**OBJECTIVE**
Pictures stay out of your copy, but everything else in the records below must be repeated exactly.

───── EXTRACTED DATA

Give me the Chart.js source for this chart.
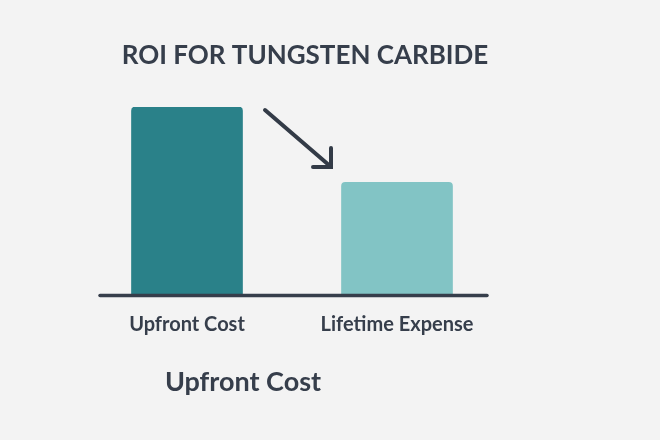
<!DOCTYPE html>
<html>
<head>
<meta charset="utf-8">
<script src="https://cdn.jsdelivr.net/npm/chart.js@4.4.1/dist/chart.umd.min.js"></script>
<style>
  html, body { margin: 0; padding: 0; background: #f3f3f3; }
  #wrap { width: 660px; height: 440px; }
</style>
</head>
<body>
<div id="wrap"><canvas id="c" width="660" height="440"></canvas></div>
<script>
const chartTitle = 'ROI FOR TUNGSTEN CARBIDE';
const categories = ['Upfront Cost', 'Lifetime Expense'];
const costValues = [100, 60];
const footerLabel = 'Upfront Cost';
const barColors = ['#2a8189', '#82c4c5'];
const textColor = '#363e4b';

const decorPlugin = {
  id: 'decor',
  beforeDraw(chart) {
    const ctx = chart.ctx;
    ctx.save();
    ctx.fillStyle = '#f3f3f3';
    ctx.fillRect(0, 0, chart.width, chart.height);
    ctx.restore();
  },
  afterDraw(chart) {
    const ctx = chart.ctx;
    const y = chart.scales.y;
    const base = y.getPixelForValue(0);
    ctx.save();
    // baseline
    ctx.strokeStyle = textColor;
    ctx.lineWidth = 3.5;
    ctx.lineCap = 'round';
    ctx.beginPath();
    ctx.moveTo(100, base);
    ctx.lineTo(487, base);
    ctx.stroke();
    // arrow
    ctx.strokeStyle = '#333b47';
    ctx.lineWidth = 4;
    ctx.beginPath();
    ctx.moveTo(265, 110);
    ctx.lineTo(330, 166);
    ctx.stroke();
    ctx.beginPath();
    ctx.moveTo(313, 167);
    ctx.lineTo(331, 167);
    ctx.lineTo(331, 148);
    ctx.stroke();
    // title
    ctx.fillStyle = textColor;
    ctx.textAlign = 'center';
    ctx.textBaseline = 'middle';
    ctx.font = 'bold 26px Lato';
    ctx.fillText(chartTitle, 305, 56);
    // footer
    ctx.font = 'bold 27px Lato';
    ctx.fillText(footerLabel, 243, 382);
    ctx.restore();
  }
};

new Chart(document.getElementById('c'), {
  type: 'bar',
  data: {
    labels: categories,
    datasets: [{
      data: costValues,
      backgroundColor: barColors,
      borderRadius: { topLeft: 4, topRight: 4 },
      borderSkipped: 'bottom',
      barThickness: 111
    }]
  },
  options: {
    responsive: false,
    animation: false,
    layout: { padding: { left: 82, right: 158, top: 107, bottom: 84.5 } },
    plugins: { legend: { display: false }, title: { display: false }, tooltip: { enabled: false } },
    scales: {
      x: {
        grid: { display: false },
        border: { display: false },
        ticks: { color: textColor, font: { family: 'Lato', weight: 'bold', size: 20 }, padding: 9 },
        afterFit(s) { s.height = 60; }
      },
      y: { display: false, min: 0, max: 100 }
    }
  },
  plugins: [decorPlugin]
});
</script>
</body>
</html>
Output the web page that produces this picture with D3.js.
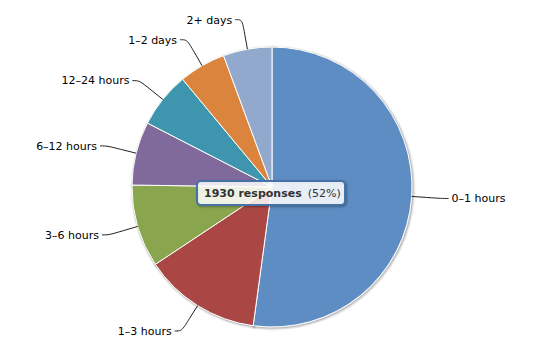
<!DOCTYPE html>
<html><head><meta charset="utf-8">
<script src="https://cdn.jsdelivr.net/npm/d3@7"></script>
<style>html,body{margin:0;padding:0;background:#fff;}svg{display:block;font-family:"DejaVu Sans",sans-serif;}</style>
</head><body><svg id="c" width="550" height="360"></svg>
<script>
const categories = ["0–1 hours","1–3 hours","3–6 hours","6–12 hours","12–24 hours","1–2 days","2+ days"];
const responses = [1930, 501, 353, 271, 238, 200, 208];
const colors = ["#5d8dc2","#aa4643","#89a54e","#80699b","#3d96ae","#db843d","#92a8cd"];
const tooltipIndex = 0;

const W = 550, H = 360, cx = 272, cy = 187, r = 140, dist = 30;
const svg = d3.select("#c");
const total = d3.sum(responses);
const data = categories.map((c,i)=>({name:c, value:responses[i], color:colors[i]}));
const pie = d3.pie().value(d=>d.value).sort(null);
const arcs = pie(data);
const arc = d3.arc().innerRadius(0).outerRadius(r);
const g = svg.append("g").attr("transform",`translate(${cx},${cy})`);

// shadow
[[5,0.05],[3,0.1],[1,0.15]].forEach(([w,o])=>{
  g.append("g").attr("transform","translate(1,1)").selectAll("path").data(arcs).join("path")
    .attr("d",arc).attr("fill","none").attr("stroke","#000").attr("stroke-opacity",o)
    .attr("stroke-width",w).attr("stroke-linejoin","round");
});
g.selectAll("path.slice").data(arcs).join("path").attr("class","slice")
  .attr("d",arc).attr("fill",d=>d.data.color).attr("stroke","#fff").attr("stroke-width",1)
  .attr("stroke-linejoin","round");

// labels + connectors
arcs.forEach(a=>{
  const m = (a.startAngle+a.endAngle)/2;
  const s = Math.sin(m), c = Math.cos(m);
  const lx = (r+dist)*s, ly = -(r+dist)*c;
  const bx = (r+dist/2)*s, by = -(r+dist/2)*c;
  const ex = r*s, ey = -r*c;
  const left = s < 0;
  const sx = lx + (left ? -7 : 7);
  const p = d3.path();
  p.moveTo(sx, ly);
  p.bezierCurveTo(lx, ly, 2*bx-ex, 2*by-ey, bx, by);
  p.lineTo(ex, ey);
  g.append("path").attr("d",p.toString()).attr("fill","none").attr("stroke","#222").attr("stroke-width",1);
  g.append("text").attr("x", lx + (left ? -10 : 10)).attr("y", ly).attr("dy","0.35em")
    .attr("text-anchor", left ? "end" : "start").attr("font-size",11).attr("fill","#000")
    .text(a.data.name);
});

// tooltip
const t = data[tooltipIndex];
const pct = Math.round(t.value/total*100);
const tg = svg.append("g").attr("transform",`translate(${cx-75},${cy-6})`);
const tw = 148, th = 24;
[[5,0.05],[3,0.1],[1,0.15]].forEach(([w,o])=>{
  tg.append("rect").attr("x",1).attr("y",1).attr("width",tw).attr("height",th).attr("rx",4)
    .attr("fill","none").attr("stroke","#000").attr("stroke-opacity",o).attr("stroke-width",w);
});
tg.append("rect").attr("width",tw).attr("height",th).attr("rx",4)
  .attr("fill","rgba(255,255,255,0.85)").attr("stroke","#4572a7").attr("stroke-width",2);
const tt = tg.append("text").attr("x",7).attr("y",16).attr("font-size",11).attr("fill","#333");
tt.append("tspan").attr("font-weight","bold").text(`${t.value} responses`);
tt.append("tspan").attr("dx",6).text(`(${pct}%)`);
</script></body></html>
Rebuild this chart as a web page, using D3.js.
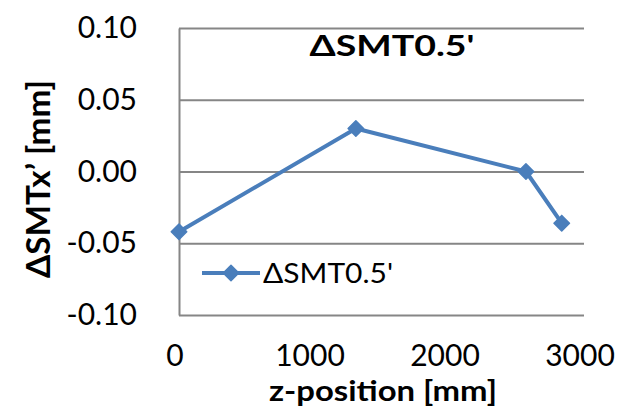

──────────

**RESULT BELOW**
Give me the Chart.js source for this chart.
<!DOCTYPE html>
<html>
<head>
<meta charset="utf-8">
<script src="https://cdn.jsdelivr.net/npm/chart.js@4.4.1/dist/chart.umd.min.js"></script>
<style>
  html, body { margin: 0; padding: 0; background: #f3f3f3; }
  #wrap { width: 660px; height: 440px; }
</style>
</head>
<body>
<div id="wrap"><canvas id="c" width="660" height="440"></canvas></div>
<script>
const chartTitle = 'ROI FOR TUNGSTEN CARBIDE';
const categories = ['Upfront Cost', 'Lifetime Expense'];
const costValues = [100, 60];
const footerLabel = 'Upfront Cost';
const barColors = ['#2a8189', '#82c4c5'];
const textColor = '#363e4b';

const decorPlugin = {
  id: 'decor',
  beforeDraw(chart) {
    const ctx = chart.ctx;
    ctx.save();
    ctx.fillStyle = '#f3f3f3';
    ctx.fillRect(0, 0, chart.width, chart.height);
    ctx.restore();
  },
  afterDraw(chart) {
    const ctx = chart.ctx;
    const y = chart.scales.y;
    const base = y.getPixelForValue(0);
    ctx.save();
    // baseline
    ctx.strokeStyle = textColor;
    ctx.lineWidth = 3.5;
    ctx.lineCap = 'round';
    ctx.beginPath();
    ctx.moveTo(100, base);
    ctx.lineTo(487, base);
    ctx.stroke();
    // arrow
    ctx.strokeStyle = '#333b47';
    ctx.lineWidth = 4;
    ctx.beginPath();
    ctx.moveTo(265, 110);
    ctx.lineTo(330, 166);
    ctx.stroke();
    ctx.beginPath();
    ctx.moveTo(313, 167);
    ctx.lineTo(331, 167);
    ctx.lineTo(331, 148);
    ctx.stroke();
    // title
    ctx.fillStyle = textColor;
    ctx.textAlign = 'center';
    ctx.textBaseline = 'middle';
    ctx.font = 'bold 26px Lato';
    ctx.fillText(chartTitle, 305, 56);
    // footer
    ctx.font = 'bold 27px Lato';
    ctx.fillText(footerLabel, 243, 382);
    ctx.restore();
  }
};

new Chart(document.getElementById('c'), {
  type: 'bar',
  data: {
    labels: categories,
    datasets: [{
      data: costValues,
      backgroundColor: barColors,
      borderRadius: { topLeft: 4, topRight: 4 },
      borderSkipped: 'bottom',
      barThickness: 111
    }]
  },
  options: {
    responsive: false,
    animation: false,
    layout: { padding: { left: 82, right: 158, top: 107, bottom: 84.5 } },
    plugins: { legend: { display: false }, title: { display: false }, tooltip: { enabled: false } },
    scales: {
      x: {
        grid: { display: false },
        border: { display: false },
        ticks: { color: textColor, font: { family: 'Lato', weight: 'bold', size: 20 }, padding: 9 },
        afterFit(s) { s.height = 60; }
      },
      y: { display: false, min: 0, max: 100 }
    }
  },
  plugins: [decorPlugin]
});
</script>
</body>
</html>
Output the web page that produces this picture with D3.js.
<!DOCTYPE html>
<html><head><meta charset="utf-8">
<script src="https://cdn.jsdelivr.net/npm/d3@7"></script>
<style>html,body{margin:0;padding:0;background:#fff;}svg{display:block;font-family:"DejaVu Sans",sans-serif;}</style>
</head><body><svg id="c" width="550" height="360"></svg>
<script>
const categories = ["0–1 hours","1–3 hours","3–6 hours","6–12 hours","12–24 hours","1–2 days","2+ days"];
const responses = [1930, 501, 353, 271, 238, 200, 208];
const colors = ["#5d8dc2","#aa4643","#89a54e","#80699b","#3d96ae","#db843d","#92a8cd"];
const tooltipIndex = 0;

const W = 550, H = 360, cx = 272, cy = 187, r = 140, dist = 30;
const svg = d3.select("#c");
const total = d3.sum(responses);
const data = categories.map((c,i)=>({name:c, value:responses[i], color:colors[i]}));
const pie = d3.pie().value(d=>d.value).sort(null);
const arcs = pie(data);
const arc = d3.arc().innerRadius(0).outerRadius(r);
const g = svg.append("g").attr("transform",`translate(${cx},${cy})`);

// shadow
[[5,0.05],[3,0.1],[1,0.15]].forEach(([w,o])=>{
  g.append("g").attr("transform","translate(1,1)").selectAll("path").data(arcs).join("path")
    .attr("d",arc).attr("fill","none").attr("stroke","#000").attr("stroke-opacity",o)
    .attr("stroke-width",w).attr("stroke-linejoin","round");
});
g.selectAll("path.slice").data(arcs).join("path").attr("class","slice")
  .attr("d",arc).attr("fill",d=>d.data.color).attr("stroke","#fff").attr("stroke-width",1)
  .attr("stroke-linejoin","round");

// labels + connectors
arcs.forEach(a=>{
  const m = (a.startAngle+a.endAngle)/2;
  const s = Math.sin(m), c = Math.cos(m);
  const lx = (r+dist)*s, ly = -(r+dist)*c;
  const bx = (r+dist/2)*s, by = -(r+dist/2)*c;
  const ex = r*s, ey = -r*c;
  const left = s < 0;
  const sx = lx + (left ? -7 : 7);
  const p = d3.path();
  p.moveTo(sx, ly);
  p.bezierCurveTo(lx, ly, 2*bx-ex, 2*by-ey, bx, by);
  p.lineTo(ex, ey);
  g.append("path").attr("d",p.toString()).attr("fill","none").attr("stroke","#222").attr("stroke-width",1);
  g.append("text").attr("x", lx + (left ? -10 : 10)).attr("y", ly).attr("dy","0.35em")
    .attr("text-anchor", left ? "end" : "start").attr("font-size",11).attr("fill","#000")
    .text(a.data.name);
});

// tooltip
const t = data[tooltipIndex];
const pct = Math.round(t.value/total*100);
const tg = svg.append("g").attr("transform",`translate(${cx-75},${cy-6})`);
const tw = 148, th = 24;
[[5,0.05],[3,0.1],[1,0.15]].forEach(([w,o])=>{
  tg.append("rect").attr("x",1).attr("y",1).attr("width",tw).attr("height",th).attr("rx",4)
    .attr("fill","none").attr("stroke","#000").attr("stroke-opacity",o).attr("stroke-width",w);
});
tg.append("rect").attr("width",tw).attr("height",th).attr("rx",4)
  .attr("fill","rgba(255,255,255,0.85)").attr("stroke","#4572a7").attr("stroke-width",2);
const tt = tg.append("text").attr("x",7).attr("y",16).attr("font-size",11).attr("fill","#333");
tt.append("tspan").attr("font-weight","bold").text(`${t.value} responses`);
tt.append("tspan").attr("dx",6).text(`(${pct}%)`);
</script></body></html>
Rebuild this chart as a web page, using D3.js.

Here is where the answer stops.